I am using 'Continue' for lookup failure in lookup stage.

I am expecting multiple records matching lookup. Currently in the server job,using DRS stage the select query is like

select col-list
from tab1, tab2,...tabn
where
tab1.col1=? and tab1.col2 is not null and rowid=1

In this case, always the first record among a list of matching records for the key is used to map to output link. In my case with the parallel job, even if I set 'Multiple rows returned from link' for my lookup link, how can I make sure that record corresponding to rownum=1 is returned by the lookup as I am selecting all records without any where clause? Since the query in server job can have the where cluase for the key, rownum=1 would make sure that the expected record is fetched, but I am not seeing any such way in parallel job implementation.

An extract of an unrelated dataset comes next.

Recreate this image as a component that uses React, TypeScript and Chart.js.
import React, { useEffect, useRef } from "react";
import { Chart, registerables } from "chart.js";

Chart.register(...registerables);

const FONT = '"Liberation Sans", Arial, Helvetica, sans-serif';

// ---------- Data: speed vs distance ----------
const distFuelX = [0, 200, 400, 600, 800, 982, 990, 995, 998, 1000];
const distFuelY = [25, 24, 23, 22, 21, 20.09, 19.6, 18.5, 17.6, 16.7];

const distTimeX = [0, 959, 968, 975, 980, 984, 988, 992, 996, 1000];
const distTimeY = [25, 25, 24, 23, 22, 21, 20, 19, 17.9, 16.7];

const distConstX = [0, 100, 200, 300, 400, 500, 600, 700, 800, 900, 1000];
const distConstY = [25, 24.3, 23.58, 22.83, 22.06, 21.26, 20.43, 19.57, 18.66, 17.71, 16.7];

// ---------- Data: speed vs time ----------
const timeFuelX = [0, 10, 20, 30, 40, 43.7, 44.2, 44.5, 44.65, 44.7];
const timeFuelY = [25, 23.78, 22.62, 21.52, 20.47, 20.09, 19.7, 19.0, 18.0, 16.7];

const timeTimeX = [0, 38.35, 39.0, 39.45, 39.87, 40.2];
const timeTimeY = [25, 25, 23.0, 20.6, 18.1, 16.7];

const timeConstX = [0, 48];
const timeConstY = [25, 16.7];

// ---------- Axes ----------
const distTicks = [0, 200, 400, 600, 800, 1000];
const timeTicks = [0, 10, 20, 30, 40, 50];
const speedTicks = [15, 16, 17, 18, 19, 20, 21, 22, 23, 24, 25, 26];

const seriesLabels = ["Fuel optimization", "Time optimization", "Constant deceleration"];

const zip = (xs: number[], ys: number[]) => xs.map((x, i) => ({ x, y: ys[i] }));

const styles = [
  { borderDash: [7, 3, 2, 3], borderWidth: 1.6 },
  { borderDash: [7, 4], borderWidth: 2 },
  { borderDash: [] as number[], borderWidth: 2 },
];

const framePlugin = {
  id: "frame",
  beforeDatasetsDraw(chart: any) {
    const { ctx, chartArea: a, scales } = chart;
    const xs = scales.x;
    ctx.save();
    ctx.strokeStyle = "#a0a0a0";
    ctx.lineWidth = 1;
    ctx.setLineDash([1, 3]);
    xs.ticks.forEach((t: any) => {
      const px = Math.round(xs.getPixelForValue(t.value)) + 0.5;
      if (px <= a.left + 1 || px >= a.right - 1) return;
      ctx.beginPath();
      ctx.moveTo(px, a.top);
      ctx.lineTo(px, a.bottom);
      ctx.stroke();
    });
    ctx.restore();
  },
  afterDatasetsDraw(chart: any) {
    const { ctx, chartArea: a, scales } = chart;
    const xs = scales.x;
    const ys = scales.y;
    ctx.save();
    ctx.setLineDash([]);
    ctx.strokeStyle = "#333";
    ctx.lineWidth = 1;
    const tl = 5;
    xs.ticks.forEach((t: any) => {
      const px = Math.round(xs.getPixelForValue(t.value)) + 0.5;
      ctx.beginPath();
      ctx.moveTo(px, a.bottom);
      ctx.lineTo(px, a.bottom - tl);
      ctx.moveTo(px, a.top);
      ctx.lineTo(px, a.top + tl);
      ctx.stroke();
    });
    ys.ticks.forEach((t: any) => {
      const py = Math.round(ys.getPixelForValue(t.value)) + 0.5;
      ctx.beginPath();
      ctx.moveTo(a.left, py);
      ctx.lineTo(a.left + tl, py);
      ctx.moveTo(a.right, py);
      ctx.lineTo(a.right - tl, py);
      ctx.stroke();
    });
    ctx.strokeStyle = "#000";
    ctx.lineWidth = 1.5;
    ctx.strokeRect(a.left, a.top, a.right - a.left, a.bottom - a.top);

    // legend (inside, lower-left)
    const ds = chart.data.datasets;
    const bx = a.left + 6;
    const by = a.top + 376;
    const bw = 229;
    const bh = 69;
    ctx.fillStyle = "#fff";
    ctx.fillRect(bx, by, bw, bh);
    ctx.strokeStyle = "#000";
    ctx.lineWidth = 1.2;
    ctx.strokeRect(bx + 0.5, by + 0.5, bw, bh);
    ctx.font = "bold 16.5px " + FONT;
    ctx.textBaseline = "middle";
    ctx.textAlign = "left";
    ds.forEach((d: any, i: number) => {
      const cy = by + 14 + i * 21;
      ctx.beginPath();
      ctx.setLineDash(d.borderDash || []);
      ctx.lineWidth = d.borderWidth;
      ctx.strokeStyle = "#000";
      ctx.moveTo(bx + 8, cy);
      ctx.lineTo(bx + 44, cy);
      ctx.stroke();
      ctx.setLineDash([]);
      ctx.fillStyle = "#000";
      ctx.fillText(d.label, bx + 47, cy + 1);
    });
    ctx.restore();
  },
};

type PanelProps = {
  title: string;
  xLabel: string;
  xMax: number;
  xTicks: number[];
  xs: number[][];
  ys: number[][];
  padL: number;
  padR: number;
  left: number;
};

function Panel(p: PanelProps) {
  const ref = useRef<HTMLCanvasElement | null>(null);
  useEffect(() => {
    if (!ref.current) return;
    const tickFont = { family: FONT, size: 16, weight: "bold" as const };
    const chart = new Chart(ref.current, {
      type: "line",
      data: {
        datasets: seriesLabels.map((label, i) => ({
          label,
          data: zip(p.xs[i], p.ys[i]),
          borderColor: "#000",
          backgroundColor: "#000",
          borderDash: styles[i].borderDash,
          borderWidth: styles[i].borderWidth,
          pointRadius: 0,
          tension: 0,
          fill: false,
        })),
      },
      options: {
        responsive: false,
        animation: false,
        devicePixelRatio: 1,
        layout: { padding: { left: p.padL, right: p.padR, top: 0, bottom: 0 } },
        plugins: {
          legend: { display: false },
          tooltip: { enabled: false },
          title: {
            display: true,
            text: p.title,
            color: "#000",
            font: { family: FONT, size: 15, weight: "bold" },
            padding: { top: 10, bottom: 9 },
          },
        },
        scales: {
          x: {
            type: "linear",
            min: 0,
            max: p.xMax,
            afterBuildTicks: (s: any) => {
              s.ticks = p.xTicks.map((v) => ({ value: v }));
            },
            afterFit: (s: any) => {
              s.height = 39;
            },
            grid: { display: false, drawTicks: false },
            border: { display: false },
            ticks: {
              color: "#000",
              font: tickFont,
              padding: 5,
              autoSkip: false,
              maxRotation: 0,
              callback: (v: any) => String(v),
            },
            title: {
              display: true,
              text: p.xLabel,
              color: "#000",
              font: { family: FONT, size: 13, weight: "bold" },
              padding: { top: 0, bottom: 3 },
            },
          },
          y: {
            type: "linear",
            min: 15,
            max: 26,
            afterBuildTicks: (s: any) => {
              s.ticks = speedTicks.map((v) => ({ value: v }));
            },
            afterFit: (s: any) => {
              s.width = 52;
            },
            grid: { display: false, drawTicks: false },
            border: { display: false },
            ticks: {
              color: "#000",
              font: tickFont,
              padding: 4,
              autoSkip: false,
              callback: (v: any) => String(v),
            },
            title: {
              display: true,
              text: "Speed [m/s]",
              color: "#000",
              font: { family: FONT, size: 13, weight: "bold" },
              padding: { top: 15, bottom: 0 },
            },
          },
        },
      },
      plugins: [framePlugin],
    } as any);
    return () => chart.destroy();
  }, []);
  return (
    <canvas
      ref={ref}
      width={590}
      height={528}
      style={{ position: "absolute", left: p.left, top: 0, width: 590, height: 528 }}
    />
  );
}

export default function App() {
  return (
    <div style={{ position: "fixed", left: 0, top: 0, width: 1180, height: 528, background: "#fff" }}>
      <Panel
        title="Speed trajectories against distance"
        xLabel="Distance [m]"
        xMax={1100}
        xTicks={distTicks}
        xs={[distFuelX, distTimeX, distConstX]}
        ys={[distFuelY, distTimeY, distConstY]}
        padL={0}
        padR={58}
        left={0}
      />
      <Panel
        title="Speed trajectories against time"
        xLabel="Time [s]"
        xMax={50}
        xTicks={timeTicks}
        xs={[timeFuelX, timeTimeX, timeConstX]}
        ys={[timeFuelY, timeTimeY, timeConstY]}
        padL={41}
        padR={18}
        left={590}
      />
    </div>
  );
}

Is there a way to have multiple records returned by the lookup and still able to map the value corresponding to first record from the set of matching records to be mapped to output link?

sumesh.abraham · Post by **sumesh.abraham** » Thu Aug 04, 2011 10:56 am

Looks like the WHERE caluse would be added/modified only if Partitioned read is enabled. The Gurus here can confirm this.
I could see the following from Infosphere Information Server documentation at http://publib.boulder.ibm.com/infocente ... reads.html

For all partitioned read methods except the Oracle partitions method, the connector modifies the WHERE clause in the specified SELECT statement. If the WHERE clause is not included in the specified SELECT statement, the connector adds a WHERE clause.

By the way I managed to find a work around by modifying the source query for lookup by ordering by the key value and then use a remove duplicates stage to retain only the first duplicate. The parallel job runs consistently within 2 minutes for past few day's run compared to 3 hours by the server job.